The typical demographic of both buyers and sellers at collector car auctions is also old enough to have nostalgic attachment to these cars rather than more modern classics with similar production numbers and purchase prices. While those modern classics have gotten a lot of recent attention from buyers, sellers and market commentators alike, it’s still the prototypical classics like the Mustang, Corvette and Beetle that are dominating the collector car auction dockets.

14 Reader Comments

  • 1
    bud blanch wa. October 28, 2015 at 23:38
    I like the selections.
  • 2
    Jim Kremsreiter Baraboo, WI October 28, 2015 at 23:44
    I've had my '66 Mustang for 14 years now. I was reminded how much cars have changed when I had my grandson in the car and he remarked "You have a funny radio". I said yep, no FM or CD drive, also no power steering or brakes, no power windows or door locks and no air bags. His response was an incredulous "No airbags!!!". No computer ignition or fuel system either! But, hey, I can work on this car and, in case of a power surge knocking out all solid state stuff, my car will still run! Gotta love it!!!
  • 3
    Tommy Adams Kernersville, N.C. October 29, 2015 at 13:17
    Agreed Jim. Love my 65 Barracuda Formula S. Don't need all that modern stuff to burn a little rice burner on occasion!
  • 4
    James Smith Coachella Valley, California October 29, 2015 at 18:08
    Great study but I worry about the future appreciation of these cars. Who will be buying them in 20 years when most of us old timers are gone? None of my four sons could justify owning any of my four cars: the 1922 Overland, the 1966 Galaxie 7 LItre, the 1973 Montego GT with the 351CJ or even the 1995 Porsche 968. I believe they will be lusting after Tesla's or Saleen Mustangs or Ford GT's when they can afford to buy an investment grade car.
  • 5
    robert hauser bayville, nj October 29, 2015 at 09:41
    I'm almost 80 and recently sold my '13 Vette and bought a '74 Vette roadster. It's a tinkers delight with no computer, electronic ignition or cats. It even has points and condenser with dwell angle set by allen wrench through a window in the distributor cap. The way things were before the smog Nazis controlled the world.
  • 6
    Art Allen Livonia Mi. October 29, 2015 at 09:49
    Ive had my 63 Falcon Sprint 23yrs Trying to teach my grandson how to drive a four speed
  • 7
    John P. Leseganich, CPEA Ohio October 29, 2015 at 10:09
    Glad to see the VW Beetle made it. Playing around with "Classics" my entire adult life....well at least for the time they became "Classics", before that they were just "Cool Cars", anyway had everything from the Mustang to the Corvette...and just recently obtained a cool "65" VW Bug.

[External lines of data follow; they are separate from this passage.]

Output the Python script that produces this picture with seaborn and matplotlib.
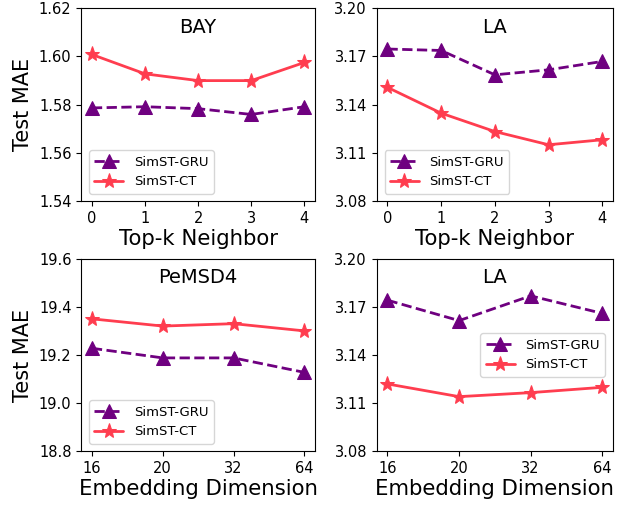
import matplotlib
matplotlib.use("Agg")
import matplotlib.pyplot as plt
import seaborn as sns
import pandas as pd

sns.set_style("ticks")
plt.rcParams['font.family'] = ['DejaVu Sans']
plt.rcParams.update({
    "text.color": "black", "axes.labelcolor": "black",
    "xtick.color": "black", "ytick.color": "black",
    "axes.edgecolor": "black", "xtick.major.size": 3.5, "ytick.major.size": 3.5,
})

topk = ["0", "1", "2", "3", "4"]
emb = ["16", "20", "32", "64"]

bay_gru = [1.5787, 1.5792, 1.5784, 1.5760, 1.5792]
bay_ct = [1.6008, 1.5928, 1.5900, 1.5900, 1.5975]
la_k_gru = [3.1746, 3.1737, 3.1586, 3.1617, 3.1669]
la_k_ct = [3.1508, 3.1348, 3.1234, 3.1152, 3.1183]
pems_gru = [19.228, 19.188, 19.188, 19.128]
pems_ct = [19.350, 19.320, 19.330, 19.300]
la_e_gru = [3.1741, 3.1614, 3.1768, 3.1659]
la_e_ct = [3.1220, 3.1141, 3.1166, 3.1199]

series_names = ["SimST-GRU", "SimST-CT"]
titles = ["BAY", "LA", "PeMSD4", "LA"]
xlabels = ["Top-k Neighbor", "Top-k Neighbor", "Embedding Dimension", "Embedding Dimension"]
yticks = [
    [1.54, 1.56, 1.58, 1.60, 1.62],
    [3.08, 3.11, 3.14, 3.17, 3.20],
    [18.8, 19.0, 19.2, 19.4, 19.6],
    [3.08, 3.11, 3.14, 3.17, 3.20],
]
yfmt = ["{:.2f}", "{:.2f}", "{:.1f}", "{:.2f}"]

panels = [
    (topk, bay_gru, bay_ct),
    (topk, la_k_gru, la_k_ct),
    (emb, pems_gru, pems_ct),
    (emb, la_e_gru, la_e_ct),
]
legend_locs = ["lower left", "lower left", "lower left", "center right"]

purple = "#6f0080"
red = "#ff3d4f"

fig = plt.figure(figsize=(6.3, 5.05), dpi=100)
rects = [
    [0.129, 0.601, 0.371, 0.383],
    [0.598, 0.601, 0.375, 0.383],
    [0.129, 0.106, 0.371, 0.382],
    [0.598, 0.106, 0.375, 0.382],
]

for i, (xs, g, c) in enumerate(panels):
    ax = fig.add_axes(rects[i])
    df = pd.DataFrame({
        "x": xs + xs,
        "y": g + c,
        "model": [series_names[0]] * len(xs) + [series_names[1]] * len(xs),
    })
    sns.lineplot(data=df[df.model == series_names[0]], x="x", y="y", ax=ax,
                 color=purple, linestyle="--", linewidth=2,
                 marker="^", markersize=10, markeredgecolor=purple,
                 label=series_names[0], sort=False)
    sns.lineplot(data=df[df.model == series_names[1]], x="x", y="y", ax=ax,
                 color=red, linewidth=2,
                 marker="*", markersize=11, markeredgecolor=red,
                 label=series_names[1], sort=False)
    n = len(xs)
    ax.set_xlim(-0.05 * (n - 1), (n - 1) * 1.05)
    ax.set_ylim(yticks[i][0], yticks[i][-1])
    ax.set_yticks(yticks[i])
    ax.set_yticklabels([yfmt[i].format(v) for v in yticks[i]], fontsize=10.5)
    ax.tick_params(axis="x", labelsize=10.5)
    ax.set_xlabel(xlabels[i], fontsize=15.3, labelpad=2)
    if i % 2 == 0:
        ax.set_ylabel("Test MAE", fontsize=15)
    else:
        ax.set_ylabel("")
    ax.text(0.5, 0.9, titles[i], transform=ax.transAxes, ha="center",
            va="center", fontsize=14)
    ax.legend(loc=legend_locs[i], fontsize=9.5, handlelength=2.2,
              borderaxespad=0.6)

fig.savefig("out.png", dpi=100)
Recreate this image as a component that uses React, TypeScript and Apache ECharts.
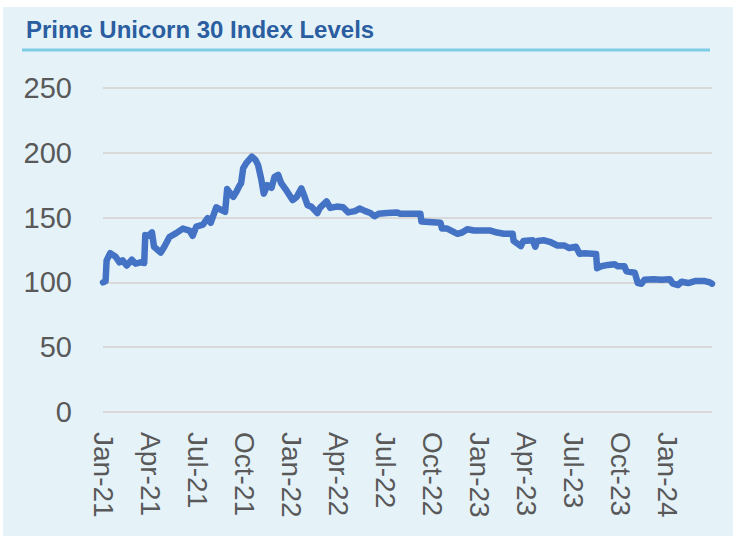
import React, { useEffect, useRef } from "react";
import * as echarts from "echarts";

const chartTitle = "Prime Unicorn 30 Index Levels";

const dates = [
  "2021-01-01", "2021-01-06", "2021-01-08", "2021-01-15", "2021-01-25", "2021-02-02", "2021-02-08", "2021-02-16",
  "2021-02-26", "2021-03-05", "2021-03-15", "2021-03-22", "2021-03-24", "2021-03-30", "2021-04-06", "2021-04-10",
  "2021-04-23", "2021-04-30", "2021-05-10", "2021-05-23", "2021-06-05", "2021-06-18", "2021-06-24", "2021-07-01",
  "2021-07-14", "2021-07-23", "2021-07-29", "2021-08-09", "2021-08-18", "2021-08-26", "2021-08-30", "2021-09-07",
  "2021-09-11", "2021-09-17", "2021-09-22", "2021-09-26", "2021-09-30", "2021-10-06", "2021-10-17", "2021-10-24",
  "2021-10-29", "2021-11-04", "2021-11-09", "2021-11-16", "2021-11-24", "2021-11-30", "2021-12-07", "2021-12-13",
  "2021-12-23", "2022-01-04", "2022-01-12", "2022-01-21", "2022-01-26", "2022-02-02", "2022-02-09", "2022-02-21",
  "2022-02-26", "2022-03-11", "2022-03-18", "2022-03-31", "2022-04-12", "2022-04-22", "2022-05-05", "2022-05-14",
  "2022-05-25", "2022-06-04", "2022-06-12", "2022-06-20", "2022-07-06", "2022-07-26", "2022-08-01", "2022-09-09",
  "2022-09-11", "2022-10-18", "2022-10-21", "2022-10-31", "2022-11-20", "2022-11-29", "2022-12-09", "2022-12-22",
  "2023-01-23", "2023-02-05", "2023-02-18", "2023-03-07", "2023-03-09", "2023-03-23", "2023-03-28", "2023-04-15",
  "2023-04-20", "2023-04-24", "2023-05-07", "2023-05-20", "2023-06-02", "2023-06-15", "2023-06-25", "2023-07-08",
  "2023-07-15", "2023-07-24", "2023-08-16", "2023-08-18", "2023-08-26", "2023-09-08", "2023-09-21", "2023-09-27",
  "2023-10-10", "2023-10-14", "2023-10-30", "2023-11-05", "2023-11-12", "2023-11-18", "2023-12-05", "2023-12-21",
  "2024-01-06", "2024-01-12", "2024-01-22", "2024-01-29", "2024-02-11", "2024-02-24", "2024-03-14", "2024-03-24",
  "2024-03-28",
];

const indexLevels = [
  100, 101, 117, 122.5, 120, 115.5, 117, 113,
  117.5, 114.5, 115.5, 115, 136.5, 136, 138.5, 127.5,
  123, 127.5, 135, 138, 141.5, 140, 136, 143,
  144.5, 149.5, 146, 158, 156, 154.5, 172, 167.5,
  166, 170, 174, 176.5, 188, 192, 197, 194.5,
  190.5, 180, 168.5, 175, 173, 181.5, 183, 176.5,
  171, 163.5, 166, 172.5, 167.5, 159.5, 158.5, 153.5,
  157.5, 162.5, 157.5, 158.5, 158, 154, 155, 157,
  155, 153.5, 151, 153, 153.5, 154, 153, 153,
  147, 146, 141.5, 141.5, 137.5, 138.5, 141, 140,
  140, 138.5, 137.5, 137.5, 132, 128, 132, 132.5,
  127.5, 132, 132.5, 131, 128.5, 128.5, 126.5, 127.5,
  122, 122.5, 122, 111, 112.5, 113.5, 114, 112.5,
  112.5, 108.5, 107.5, 99.5, 99, 102, 102.5, 102,
  102.5, 99, 98, 100.5, 99.5, 101, 101, 100,
  99,
];

const xTickLabels = [
  "Jan-21", "Apr-21", "Jul-21", "Oct-21", "Jan-22", "Apr-22", "Jul-22",
  "Oct-22", "Jan-23", "Apr-23", "Jul-23", "Oct-23", "Jan-24",
];

const yMin = 0;
const yMax = 250;
const yStep = 50;

const START = Date.UTC(2021, 0, 1);
const DAY_MS = 86400000;
const QUARTER_DAYS = 365.25 / 4;

function dayOffset(s: string): number {
  const [y, m, d] = s.split("-").map(Number);
  return Math.round((Date.UTC(y, m - 1, d) - START) / DAY_MS);
}

export default function App() {
  const ref = useRef<HTMLDivElement>(null);

  useEffect(() => {
    if (!ref.current) return;
    const chart = echarts.init(ref.current, null, { renderer: "svg" });
    const points = dates.map((d, i) => [dayOffset(d), indexLevels[i]]);
    const lastDay = dayOffset(dates[dates.length - 1]);

    chart.setOption({
      animation: false,
      backgroundColor: "transparent",
      textStyle: { fontFamily: "Liberation Sans, Arial, sans-serif" },
      graphic: [
        {
          type: "text",
          left: 26,
          top: 17,
          style: {
            text: chartTitle,
            fill: "#2B5EA0",
            fontSize: 24,
            fontWeight: "bold",
            fontFamily: "Liberation Sans, Arial, sans-serif",
          },
        },
        {
          type: "line",
          shape: { x1: 22, y1: 50, x2: 710, y2: 50 },
          style: { stroke: "#7FCCE6", lineWidth: 3 },
        },
      ],
      grid: { left: 103, right: 21, top: 88, bottom: 124, containLabel: false },
      xAxis: {
        type: "value",
        min: 0,
        max: lastDay,
        interval: QUARTER_DAYS,
        axisLine: { show: false },
        axisTick: { show: false },
        splitLine: { show: false },
        axisLabel: {
          rotate: -90,
          margin: 20,
          fontSize: 28,
          color: "#595959",
          showMaxLabel: false,
          formatter: (v: number) => {
            const idx = Math.round(v / QUARTER_DAYS);
            if (Math.abs(v - idx * QUARTER_DAYS) > 1) return "";
            return xTickLabels[idx] ?? "";
          },
        },
      },
      yAxis: {
        type: "value",
        min: yMin,
        max: yMax,
        interval: yStep,
        axisLine: { show: false },
        axisTick: { show: false },
        axisLabel: { fontSize: 29, color: "#595959", margin: 31 },
        splitLine: { lineStyle: { color: "#D9D9D9", width: 2 } },
      },
      series: [
        {
          type: "line",
          data: points,
          showSymbol: false,
          symbol: "none",
          lineStyle: { color: "#4472C4", width: 6.5, cap: "round", join: "round" },
        },
      ],
    });

    return () => chart.dispose();
  }, []);

  return (
    <div style={{ position: "fixed", left: 0, top: 0, width: 733, height: 536, background: "#ffffff" }}>
      <div style={{ position: "absolute", left: 3, top: 7, width: 730, height: 529, background: "#E5F3F9" }} />
      <div ref={ref} style={{ position: "absolute", left: 0, top: 0, width: 733, height: 536 }} />
    </div>
  );
}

Love the car, lots of fun and therefore glad to see they are on the list of "Collector" vehicles.
  • 8
    Ed Dudek Kenmore, Ny October 30, 2015 at 15:24
    Daily vehicle is a '15 Jeep Wrangler. It's a "brick", but does what we want in all weather. The "fun car"-my wife's (original owner) '70 'vette 350/350 conv, 4spd w/ NO power steering & an AM/FM radio. Entertaining to drive! The yuppies, gen Xers & millenials can keep their "rice burners" & "prestige" Euro cars. All of the above listed cars R controlled by humans NOT computers & R FUN to drive. People have no idea of the fun they're missin' out on by drivin' entertainment centers & disposable transportation that they can't work on or repair. How sad.
  • 9
    Michael Arvada co October 31, 2015 at 10:34
    I now have my mom's 66 GT Mustang she got new in Dec 65
  • 10
    Denis Lepel Rochester NY November 2, 2015 at 12:24
    Bought my '67 Camaro new in Sept of '67 as a 20 yr. old USAF airman. Now 48 yrs later it is the car I still love to drive. No pwr windows, locks, brakes or steering, just raw power from the 327. All 4 of my sons want to get it when I'm gone, but I don't plan on that any time soon.
  • 11
    Ken Geelhaar Parkville,Md November 5, 2015 at 08:05
    Nice article Andrew. I would also have liked to see included in the data which of the under $15k was the safest to drive. I would think that would matter most to an insurance company. In Maryland we recently had some enthusiests killed driving their antique collector cars. Safety items like seat headrests, seat belts, collapsable steering columns save lives and most people only look at asthestics or power when purchasing a classic car.
  • 12
    Charlie Johnson Oak Creek wi. December 3, 2015 at 21:40
    To Robert... I luv ya man. You said it . POINT taken. I'm in process of rebuilding a 65 Dodge Coronet. At age 59 I have parts in 3 rooms of my house. My pals say how you know where all this stuff goes. My response is I just do. its a giant model. Built when cars were cool. And auto techs were techs. Nuts were metal not pkastic clips.. Mopar to ya.
  • 13
    Steve Lauterbach Chicago Suburbs December 23, 2015 at 12:54
    Ken, I wonder if you "get it". If "safety" is the only thing you want in a car (and probably ultra high mpg with near-zero emissions), maybe you should consider moving to the "Left Coast" and getting yourself the latest model Japanese puddle-jumper you can afford. Then you can sit back, turn on the cruise control and the satellite radio, and set your cell phone alarm to wake you by your estimated time of arrival (unless the collision avoidance system doesn't do that for you first). Otherwise, if you want to enjoy your life a little before the day you die, why don't you look into ANY domestic car built in 1967 or later and you will find EVERY one of the safety features you listed above instead of criticizing and complaining about what you don't appear to understand. Talk about a buzz-kill. There was only one comment posted after yours (and that was a only reply to an earlier comment).
  • 14
    Ernest Lawson Jr South Carolina March 8, 2016 at 22:49
    I can - and have - changed the spark plugs in My '67 Chevelle IN THE DARK!! 327/275. Bought new 12/66.